<<<<
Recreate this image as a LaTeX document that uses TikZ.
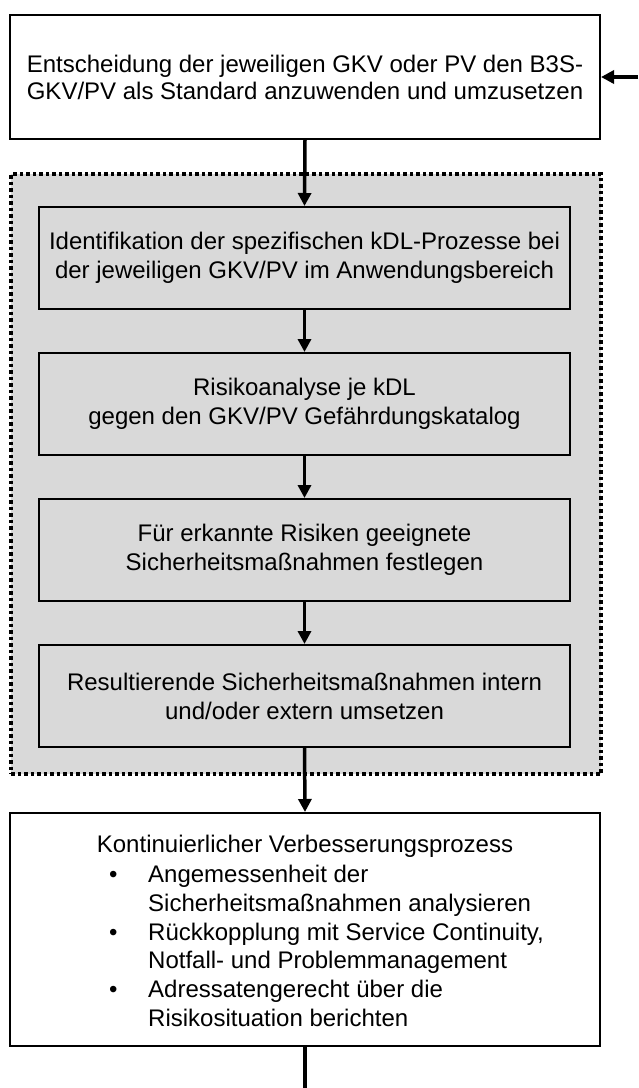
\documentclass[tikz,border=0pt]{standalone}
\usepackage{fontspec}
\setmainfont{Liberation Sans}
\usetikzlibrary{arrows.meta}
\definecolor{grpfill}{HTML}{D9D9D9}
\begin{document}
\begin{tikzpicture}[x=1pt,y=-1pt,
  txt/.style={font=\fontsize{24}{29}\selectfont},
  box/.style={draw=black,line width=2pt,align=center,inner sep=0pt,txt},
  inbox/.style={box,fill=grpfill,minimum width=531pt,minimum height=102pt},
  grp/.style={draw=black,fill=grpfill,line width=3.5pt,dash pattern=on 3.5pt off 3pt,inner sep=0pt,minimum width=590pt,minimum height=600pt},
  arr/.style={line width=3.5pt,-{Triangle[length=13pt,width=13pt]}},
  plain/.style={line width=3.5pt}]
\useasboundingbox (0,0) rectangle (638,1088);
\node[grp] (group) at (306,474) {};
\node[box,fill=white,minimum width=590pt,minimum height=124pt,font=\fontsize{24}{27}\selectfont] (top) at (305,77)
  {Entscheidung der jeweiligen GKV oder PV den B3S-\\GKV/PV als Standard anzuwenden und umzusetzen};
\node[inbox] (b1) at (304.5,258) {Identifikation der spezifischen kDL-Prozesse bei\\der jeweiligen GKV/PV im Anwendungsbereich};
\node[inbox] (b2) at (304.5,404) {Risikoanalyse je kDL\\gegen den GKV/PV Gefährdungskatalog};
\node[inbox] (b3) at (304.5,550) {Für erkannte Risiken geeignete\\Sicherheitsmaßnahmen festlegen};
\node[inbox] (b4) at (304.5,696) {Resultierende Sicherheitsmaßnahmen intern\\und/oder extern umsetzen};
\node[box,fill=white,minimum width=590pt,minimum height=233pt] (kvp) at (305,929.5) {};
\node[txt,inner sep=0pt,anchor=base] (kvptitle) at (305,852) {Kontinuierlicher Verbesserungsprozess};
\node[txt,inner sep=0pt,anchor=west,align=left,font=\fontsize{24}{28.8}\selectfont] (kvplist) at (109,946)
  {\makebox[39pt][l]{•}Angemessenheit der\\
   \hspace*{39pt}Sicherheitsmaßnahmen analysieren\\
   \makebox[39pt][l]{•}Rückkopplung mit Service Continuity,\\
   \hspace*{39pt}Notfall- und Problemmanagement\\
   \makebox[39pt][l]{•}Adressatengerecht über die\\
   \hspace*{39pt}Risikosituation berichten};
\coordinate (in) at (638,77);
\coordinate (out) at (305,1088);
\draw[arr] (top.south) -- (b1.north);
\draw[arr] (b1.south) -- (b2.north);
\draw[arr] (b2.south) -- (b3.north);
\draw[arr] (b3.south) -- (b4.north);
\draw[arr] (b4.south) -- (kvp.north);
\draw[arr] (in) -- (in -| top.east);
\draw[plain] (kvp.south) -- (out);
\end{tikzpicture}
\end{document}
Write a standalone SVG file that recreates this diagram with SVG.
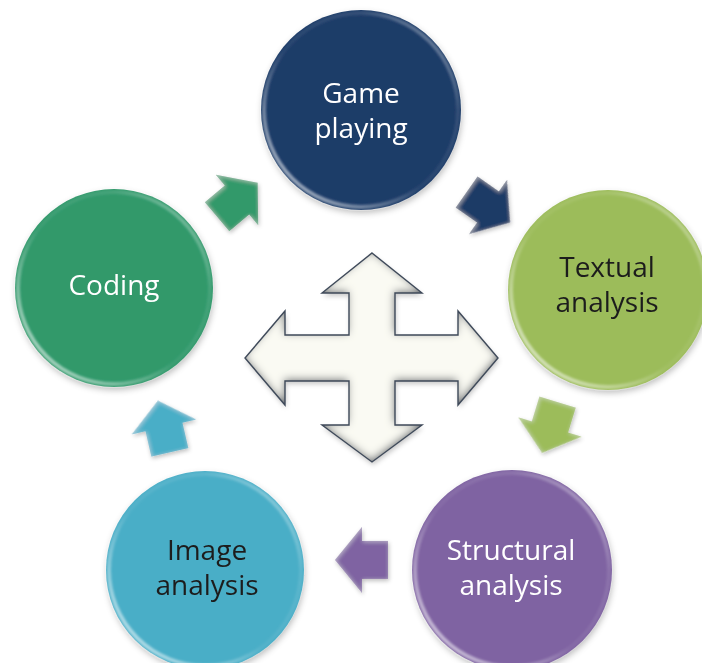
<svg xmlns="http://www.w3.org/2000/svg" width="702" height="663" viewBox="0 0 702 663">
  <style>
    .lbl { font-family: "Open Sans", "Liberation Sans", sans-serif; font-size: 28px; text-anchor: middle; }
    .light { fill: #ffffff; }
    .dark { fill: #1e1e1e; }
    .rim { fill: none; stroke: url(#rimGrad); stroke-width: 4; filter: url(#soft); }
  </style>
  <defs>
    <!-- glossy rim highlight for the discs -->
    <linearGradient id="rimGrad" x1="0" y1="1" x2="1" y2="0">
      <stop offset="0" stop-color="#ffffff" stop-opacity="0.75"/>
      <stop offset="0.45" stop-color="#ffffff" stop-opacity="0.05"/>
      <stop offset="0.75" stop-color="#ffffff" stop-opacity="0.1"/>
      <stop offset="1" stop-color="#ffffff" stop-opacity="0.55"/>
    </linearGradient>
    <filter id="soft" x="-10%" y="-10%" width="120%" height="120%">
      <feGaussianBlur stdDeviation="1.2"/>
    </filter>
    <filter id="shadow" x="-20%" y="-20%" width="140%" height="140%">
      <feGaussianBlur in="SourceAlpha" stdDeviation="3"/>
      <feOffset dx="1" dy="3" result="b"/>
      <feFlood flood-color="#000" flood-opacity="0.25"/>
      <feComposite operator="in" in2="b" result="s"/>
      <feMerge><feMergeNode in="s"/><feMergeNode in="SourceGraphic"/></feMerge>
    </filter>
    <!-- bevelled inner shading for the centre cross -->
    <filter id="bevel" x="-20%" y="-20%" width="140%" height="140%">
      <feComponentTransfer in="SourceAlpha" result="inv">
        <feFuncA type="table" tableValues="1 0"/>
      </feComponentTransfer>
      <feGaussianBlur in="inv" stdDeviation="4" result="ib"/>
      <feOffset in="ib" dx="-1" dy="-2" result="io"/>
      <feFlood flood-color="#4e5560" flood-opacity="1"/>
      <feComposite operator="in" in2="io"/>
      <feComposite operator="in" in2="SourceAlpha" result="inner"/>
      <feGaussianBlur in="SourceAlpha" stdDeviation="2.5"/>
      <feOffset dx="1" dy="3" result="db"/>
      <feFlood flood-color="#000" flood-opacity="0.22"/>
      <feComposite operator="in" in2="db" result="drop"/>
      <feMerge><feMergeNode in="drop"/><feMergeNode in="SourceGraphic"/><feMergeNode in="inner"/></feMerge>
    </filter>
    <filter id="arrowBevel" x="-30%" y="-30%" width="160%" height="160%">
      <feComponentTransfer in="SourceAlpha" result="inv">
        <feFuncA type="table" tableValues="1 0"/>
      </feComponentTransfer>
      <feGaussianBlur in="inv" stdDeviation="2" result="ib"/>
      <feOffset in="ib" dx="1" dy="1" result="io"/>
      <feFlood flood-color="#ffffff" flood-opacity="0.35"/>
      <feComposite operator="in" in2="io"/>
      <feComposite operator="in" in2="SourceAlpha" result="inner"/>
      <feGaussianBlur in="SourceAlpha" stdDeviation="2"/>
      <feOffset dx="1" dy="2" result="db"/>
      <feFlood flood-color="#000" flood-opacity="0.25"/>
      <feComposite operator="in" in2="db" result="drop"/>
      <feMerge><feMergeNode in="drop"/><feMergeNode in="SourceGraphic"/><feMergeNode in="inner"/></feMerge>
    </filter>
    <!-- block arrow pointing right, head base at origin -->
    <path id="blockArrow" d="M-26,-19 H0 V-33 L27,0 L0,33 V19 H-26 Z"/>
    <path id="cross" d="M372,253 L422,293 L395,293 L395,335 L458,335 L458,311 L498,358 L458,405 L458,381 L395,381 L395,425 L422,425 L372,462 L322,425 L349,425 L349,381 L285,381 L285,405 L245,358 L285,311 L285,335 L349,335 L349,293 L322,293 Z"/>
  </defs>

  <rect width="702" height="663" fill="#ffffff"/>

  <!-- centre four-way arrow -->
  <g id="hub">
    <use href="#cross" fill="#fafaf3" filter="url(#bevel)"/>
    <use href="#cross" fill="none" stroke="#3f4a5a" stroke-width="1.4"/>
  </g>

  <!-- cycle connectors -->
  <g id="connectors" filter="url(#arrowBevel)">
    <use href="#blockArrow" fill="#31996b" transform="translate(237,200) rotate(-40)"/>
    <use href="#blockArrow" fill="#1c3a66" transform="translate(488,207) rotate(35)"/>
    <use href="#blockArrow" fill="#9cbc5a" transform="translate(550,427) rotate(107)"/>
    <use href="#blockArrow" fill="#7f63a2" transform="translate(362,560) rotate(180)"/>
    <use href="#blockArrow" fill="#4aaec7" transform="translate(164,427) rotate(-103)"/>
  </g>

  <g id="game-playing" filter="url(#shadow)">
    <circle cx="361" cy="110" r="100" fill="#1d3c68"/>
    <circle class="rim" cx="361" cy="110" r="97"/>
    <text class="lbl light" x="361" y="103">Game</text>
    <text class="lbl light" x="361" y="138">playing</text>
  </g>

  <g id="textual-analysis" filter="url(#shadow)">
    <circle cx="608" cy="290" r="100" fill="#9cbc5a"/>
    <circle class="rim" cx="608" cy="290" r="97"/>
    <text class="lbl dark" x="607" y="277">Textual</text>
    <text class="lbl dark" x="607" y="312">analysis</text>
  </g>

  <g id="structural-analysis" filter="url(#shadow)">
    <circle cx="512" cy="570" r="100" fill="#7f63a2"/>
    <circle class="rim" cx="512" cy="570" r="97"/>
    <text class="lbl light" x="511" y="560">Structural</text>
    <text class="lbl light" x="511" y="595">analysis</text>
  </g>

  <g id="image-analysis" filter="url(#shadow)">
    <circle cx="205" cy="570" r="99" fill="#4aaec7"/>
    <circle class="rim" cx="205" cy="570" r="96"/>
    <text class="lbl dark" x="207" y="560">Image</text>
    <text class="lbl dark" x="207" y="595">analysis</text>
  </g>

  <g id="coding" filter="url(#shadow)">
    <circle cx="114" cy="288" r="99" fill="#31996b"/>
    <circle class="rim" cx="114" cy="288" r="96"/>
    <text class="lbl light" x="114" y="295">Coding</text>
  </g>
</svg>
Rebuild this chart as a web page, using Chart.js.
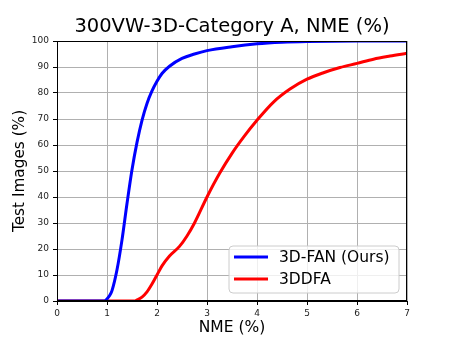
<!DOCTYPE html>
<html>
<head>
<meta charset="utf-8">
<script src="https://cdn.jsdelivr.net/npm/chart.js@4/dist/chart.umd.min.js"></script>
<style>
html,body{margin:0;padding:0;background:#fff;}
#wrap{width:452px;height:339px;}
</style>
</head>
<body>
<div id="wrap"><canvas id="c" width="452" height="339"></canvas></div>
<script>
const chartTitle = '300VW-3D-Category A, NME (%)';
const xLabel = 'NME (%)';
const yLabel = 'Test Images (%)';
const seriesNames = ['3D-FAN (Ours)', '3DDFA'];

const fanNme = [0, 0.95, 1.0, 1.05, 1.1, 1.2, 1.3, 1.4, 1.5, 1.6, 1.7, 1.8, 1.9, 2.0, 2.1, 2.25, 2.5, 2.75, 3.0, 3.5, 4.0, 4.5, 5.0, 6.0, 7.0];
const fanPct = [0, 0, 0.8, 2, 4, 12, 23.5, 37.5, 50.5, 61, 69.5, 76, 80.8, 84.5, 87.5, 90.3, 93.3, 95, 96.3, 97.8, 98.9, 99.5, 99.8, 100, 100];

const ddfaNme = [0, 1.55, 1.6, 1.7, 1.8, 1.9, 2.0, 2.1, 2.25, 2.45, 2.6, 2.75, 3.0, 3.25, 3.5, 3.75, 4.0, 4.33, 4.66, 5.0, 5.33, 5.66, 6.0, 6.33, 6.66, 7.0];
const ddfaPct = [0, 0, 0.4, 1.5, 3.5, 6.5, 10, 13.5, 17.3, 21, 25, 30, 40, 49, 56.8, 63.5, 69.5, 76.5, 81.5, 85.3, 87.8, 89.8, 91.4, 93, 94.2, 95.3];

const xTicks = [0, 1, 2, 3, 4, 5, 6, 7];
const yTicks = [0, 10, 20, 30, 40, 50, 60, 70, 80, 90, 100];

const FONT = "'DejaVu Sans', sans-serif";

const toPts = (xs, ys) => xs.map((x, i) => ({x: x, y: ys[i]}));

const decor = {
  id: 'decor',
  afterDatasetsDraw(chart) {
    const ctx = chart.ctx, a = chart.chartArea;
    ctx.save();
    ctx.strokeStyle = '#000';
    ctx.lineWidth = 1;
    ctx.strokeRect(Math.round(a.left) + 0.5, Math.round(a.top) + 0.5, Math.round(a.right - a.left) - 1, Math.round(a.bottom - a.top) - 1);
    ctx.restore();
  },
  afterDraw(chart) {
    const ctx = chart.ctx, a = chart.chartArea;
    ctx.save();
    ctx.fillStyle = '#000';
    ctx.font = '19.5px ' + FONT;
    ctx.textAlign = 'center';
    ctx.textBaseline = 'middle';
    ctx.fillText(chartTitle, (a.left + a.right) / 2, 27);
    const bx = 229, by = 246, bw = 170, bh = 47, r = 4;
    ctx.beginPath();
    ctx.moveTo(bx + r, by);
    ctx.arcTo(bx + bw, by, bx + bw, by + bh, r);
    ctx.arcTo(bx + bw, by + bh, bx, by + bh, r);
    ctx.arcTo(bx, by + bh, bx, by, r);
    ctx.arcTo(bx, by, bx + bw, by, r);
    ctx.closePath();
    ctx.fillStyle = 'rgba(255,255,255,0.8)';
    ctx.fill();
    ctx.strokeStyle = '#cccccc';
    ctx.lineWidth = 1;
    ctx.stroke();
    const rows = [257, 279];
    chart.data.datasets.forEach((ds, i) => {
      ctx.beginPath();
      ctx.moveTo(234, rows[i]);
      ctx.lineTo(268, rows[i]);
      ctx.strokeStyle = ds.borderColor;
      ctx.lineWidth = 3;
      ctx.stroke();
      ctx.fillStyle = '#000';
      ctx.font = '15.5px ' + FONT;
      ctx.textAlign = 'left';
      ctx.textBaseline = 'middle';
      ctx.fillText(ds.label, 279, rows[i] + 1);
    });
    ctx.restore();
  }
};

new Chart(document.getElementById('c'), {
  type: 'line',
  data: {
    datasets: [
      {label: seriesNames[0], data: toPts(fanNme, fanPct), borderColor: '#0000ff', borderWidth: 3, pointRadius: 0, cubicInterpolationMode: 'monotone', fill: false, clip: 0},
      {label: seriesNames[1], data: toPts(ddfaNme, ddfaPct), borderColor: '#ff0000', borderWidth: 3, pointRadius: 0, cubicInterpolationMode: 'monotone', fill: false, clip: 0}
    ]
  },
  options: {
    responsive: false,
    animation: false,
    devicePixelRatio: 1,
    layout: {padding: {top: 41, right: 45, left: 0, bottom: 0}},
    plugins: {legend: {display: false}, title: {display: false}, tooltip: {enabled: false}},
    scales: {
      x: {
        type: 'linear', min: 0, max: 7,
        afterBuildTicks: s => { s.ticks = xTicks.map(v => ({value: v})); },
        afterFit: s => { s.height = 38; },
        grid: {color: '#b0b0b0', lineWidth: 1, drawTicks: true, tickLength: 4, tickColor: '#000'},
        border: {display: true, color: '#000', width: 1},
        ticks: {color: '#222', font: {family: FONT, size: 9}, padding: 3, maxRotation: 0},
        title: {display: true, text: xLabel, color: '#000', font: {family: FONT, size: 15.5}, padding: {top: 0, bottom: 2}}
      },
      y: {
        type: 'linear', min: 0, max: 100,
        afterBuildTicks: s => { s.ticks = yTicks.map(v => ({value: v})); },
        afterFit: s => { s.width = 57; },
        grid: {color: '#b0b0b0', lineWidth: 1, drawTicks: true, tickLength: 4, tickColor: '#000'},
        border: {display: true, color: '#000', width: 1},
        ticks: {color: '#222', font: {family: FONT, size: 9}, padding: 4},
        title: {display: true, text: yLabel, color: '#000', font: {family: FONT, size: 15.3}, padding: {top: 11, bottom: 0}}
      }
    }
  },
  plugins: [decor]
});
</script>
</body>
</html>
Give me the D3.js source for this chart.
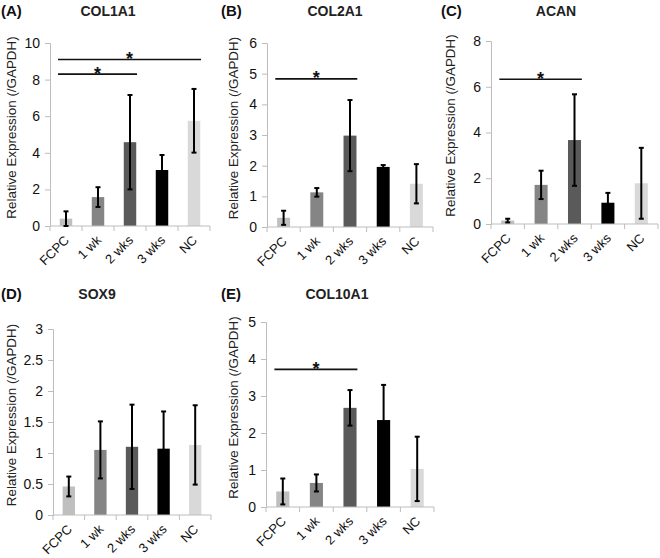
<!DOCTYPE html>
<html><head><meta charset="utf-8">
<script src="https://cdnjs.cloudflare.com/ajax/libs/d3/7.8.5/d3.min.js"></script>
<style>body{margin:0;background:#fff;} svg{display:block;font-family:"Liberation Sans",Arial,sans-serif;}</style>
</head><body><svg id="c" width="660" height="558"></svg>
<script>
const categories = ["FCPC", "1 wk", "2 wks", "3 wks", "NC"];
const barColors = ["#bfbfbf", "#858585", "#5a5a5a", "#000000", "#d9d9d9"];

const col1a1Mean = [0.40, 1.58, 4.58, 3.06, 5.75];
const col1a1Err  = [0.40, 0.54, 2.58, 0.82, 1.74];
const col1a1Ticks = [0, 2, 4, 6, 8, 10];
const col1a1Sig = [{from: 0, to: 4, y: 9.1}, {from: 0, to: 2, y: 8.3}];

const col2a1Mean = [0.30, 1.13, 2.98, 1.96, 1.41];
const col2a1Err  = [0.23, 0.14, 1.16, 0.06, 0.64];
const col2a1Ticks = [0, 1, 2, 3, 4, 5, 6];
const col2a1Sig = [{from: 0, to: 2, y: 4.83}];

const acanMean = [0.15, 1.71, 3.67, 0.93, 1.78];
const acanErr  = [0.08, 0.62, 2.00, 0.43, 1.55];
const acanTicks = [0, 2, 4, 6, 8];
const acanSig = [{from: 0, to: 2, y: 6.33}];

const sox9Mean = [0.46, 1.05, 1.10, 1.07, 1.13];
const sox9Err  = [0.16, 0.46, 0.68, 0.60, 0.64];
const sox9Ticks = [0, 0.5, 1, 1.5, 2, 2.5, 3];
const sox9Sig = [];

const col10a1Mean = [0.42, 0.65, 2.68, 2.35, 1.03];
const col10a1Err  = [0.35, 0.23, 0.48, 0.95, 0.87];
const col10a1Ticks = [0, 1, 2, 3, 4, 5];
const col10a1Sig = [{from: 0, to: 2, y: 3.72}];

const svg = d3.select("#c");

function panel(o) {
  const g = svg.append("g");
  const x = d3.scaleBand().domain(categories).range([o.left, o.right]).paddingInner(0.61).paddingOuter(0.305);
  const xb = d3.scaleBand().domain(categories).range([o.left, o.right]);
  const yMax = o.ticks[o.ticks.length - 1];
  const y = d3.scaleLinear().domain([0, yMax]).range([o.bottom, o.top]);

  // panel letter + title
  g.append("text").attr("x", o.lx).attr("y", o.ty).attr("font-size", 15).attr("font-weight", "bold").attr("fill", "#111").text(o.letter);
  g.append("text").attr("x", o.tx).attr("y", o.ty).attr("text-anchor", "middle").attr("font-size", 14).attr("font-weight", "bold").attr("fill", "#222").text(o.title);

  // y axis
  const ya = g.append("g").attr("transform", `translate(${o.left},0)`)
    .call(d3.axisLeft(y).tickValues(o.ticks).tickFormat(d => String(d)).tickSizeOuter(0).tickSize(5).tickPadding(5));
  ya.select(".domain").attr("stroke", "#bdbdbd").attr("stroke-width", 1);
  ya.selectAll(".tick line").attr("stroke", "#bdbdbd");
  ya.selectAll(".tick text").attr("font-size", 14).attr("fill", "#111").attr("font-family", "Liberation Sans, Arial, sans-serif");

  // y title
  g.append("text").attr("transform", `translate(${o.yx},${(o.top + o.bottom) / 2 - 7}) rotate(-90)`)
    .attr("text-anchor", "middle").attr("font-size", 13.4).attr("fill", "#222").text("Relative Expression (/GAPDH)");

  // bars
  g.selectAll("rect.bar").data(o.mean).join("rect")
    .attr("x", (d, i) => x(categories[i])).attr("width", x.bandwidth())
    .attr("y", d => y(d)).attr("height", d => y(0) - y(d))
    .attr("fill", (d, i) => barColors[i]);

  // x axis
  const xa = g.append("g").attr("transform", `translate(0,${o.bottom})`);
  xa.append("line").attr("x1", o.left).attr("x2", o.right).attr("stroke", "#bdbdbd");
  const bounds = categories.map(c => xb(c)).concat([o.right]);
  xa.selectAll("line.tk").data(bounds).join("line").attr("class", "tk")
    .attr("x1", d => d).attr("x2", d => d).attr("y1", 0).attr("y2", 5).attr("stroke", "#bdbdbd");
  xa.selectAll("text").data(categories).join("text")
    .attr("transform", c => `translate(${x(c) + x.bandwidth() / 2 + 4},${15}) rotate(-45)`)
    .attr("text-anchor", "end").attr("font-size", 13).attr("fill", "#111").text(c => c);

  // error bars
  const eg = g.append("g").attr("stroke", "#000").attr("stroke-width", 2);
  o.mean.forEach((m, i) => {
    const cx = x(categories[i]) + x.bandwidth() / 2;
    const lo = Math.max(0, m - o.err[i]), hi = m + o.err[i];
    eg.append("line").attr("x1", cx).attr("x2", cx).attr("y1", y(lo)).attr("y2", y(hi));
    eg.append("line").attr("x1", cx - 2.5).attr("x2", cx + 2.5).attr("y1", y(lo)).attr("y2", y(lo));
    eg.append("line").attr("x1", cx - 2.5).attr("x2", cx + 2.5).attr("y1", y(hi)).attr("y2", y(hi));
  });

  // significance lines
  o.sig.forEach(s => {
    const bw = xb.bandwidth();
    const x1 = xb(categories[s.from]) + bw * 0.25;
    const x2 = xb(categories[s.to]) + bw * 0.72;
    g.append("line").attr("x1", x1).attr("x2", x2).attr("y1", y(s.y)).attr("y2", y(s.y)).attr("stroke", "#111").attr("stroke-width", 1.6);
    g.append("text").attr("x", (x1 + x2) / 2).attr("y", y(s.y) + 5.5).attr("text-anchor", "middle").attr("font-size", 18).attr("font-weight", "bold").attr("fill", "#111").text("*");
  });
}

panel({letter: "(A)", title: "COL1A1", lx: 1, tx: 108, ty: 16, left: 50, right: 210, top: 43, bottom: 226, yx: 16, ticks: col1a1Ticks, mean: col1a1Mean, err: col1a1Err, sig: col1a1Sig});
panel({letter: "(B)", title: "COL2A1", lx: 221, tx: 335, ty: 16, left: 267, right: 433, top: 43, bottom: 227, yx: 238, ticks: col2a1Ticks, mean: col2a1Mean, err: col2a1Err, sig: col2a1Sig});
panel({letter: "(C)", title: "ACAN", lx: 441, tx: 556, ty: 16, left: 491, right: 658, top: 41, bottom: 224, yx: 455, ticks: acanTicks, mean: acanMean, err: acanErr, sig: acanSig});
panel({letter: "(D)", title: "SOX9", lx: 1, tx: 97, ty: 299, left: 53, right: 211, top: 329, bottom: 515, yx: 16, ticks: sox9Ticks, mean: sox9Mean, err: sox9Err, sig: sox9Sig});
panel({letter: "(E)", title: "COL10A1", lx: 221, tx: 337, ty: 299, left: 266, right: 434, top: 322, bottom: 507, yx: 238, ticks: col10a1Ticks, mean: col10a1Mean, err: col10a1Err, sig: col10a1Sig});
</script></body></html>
>>>>
### What to produce:
Repeat exactly the lines above, from the line that contains "Rebuild this chart" down through the line that contains "const toPts = (xs, ys)". Include both of those lines and none of the pictures.

### Answer to the exercise:
Rebuild this chart as a web page, using Chart.js.
<!DOCTYPE html>
<html>
<head>
<meta charset="utf-8">
<script src="https://cdn.jsdelivr.net/npm/chart.js@4/dist/chart.umd.min.js"></script>
<style>
html,body{margin:0;padding:0;background:#fff;}
#wrap{width:452px;height:339px;}
</style>
</head>
<body>
<div id="wrap"><canvas id="c" width="452" height="339"></canvas></div>
<script>
const chartTitle = '300VW-3D-Category A, NME (%)';
const xLabel = 'NME (%)';
const yLabel = 'Test Images (%)';
const seriesNames = ['3D-FAN (Ours)', '3DDFA'];

const fanNme = [0, 0.95, 1.0, 1.05, 1.1, 1.2, 1.3, 1.4, 1.5, 1.6, 1.7, 1.8, 1.9, 2.0, 2.1, 2.25, 2.5, 2.75, 3.0, 3.5, 4.0, 4.5, 5.0, 6.0, 7.0];
const fanPct = [0, 0, 0.8, 2, 4, 12, 23.5, 37.5, 50.5, 61, 69.5, 76, 80.8, 84.5, 87.5, 90.3, 93.3, 95, 96.3, 97.8, 98.9, 99.5, 99.8, 100, 100];

const ddfaNme = [0, 1.55, 1.6, 1.7, 1.8, 1.9, 2.0, 2.1, 2.25, 2.45, 2.6, 2.75, 3.0, 3.25, 3.5, 3.75, 4.0, 4.33, 4.66, 5.0, 5.33, 5.66, 6.0, 6.33, 6.66, 7.0];
const ddfaPct = [0, 0, 0.4, 1.5, 3.5, 6.5, 10, 13.5, 17.3, 21, 25, 30, 40, 49, 56.8, 63.5, 69.5, 76.5, 81.5, 85.3, 87.8, 89.8, 91.4, 93, 94.2, 95.3];

const xTicks = [0, 1, 2, 3, 4, 5, 6, 7];
const yTicks = [0, 10, 20, 30, 40, 50, 60, 70, 80, 90, 100];

const FONT = "'DejaVu Sans', sans-serif";

const toPts = (xs, ys) => xs.map((x, i) => ({x: x, y: ys[i]}));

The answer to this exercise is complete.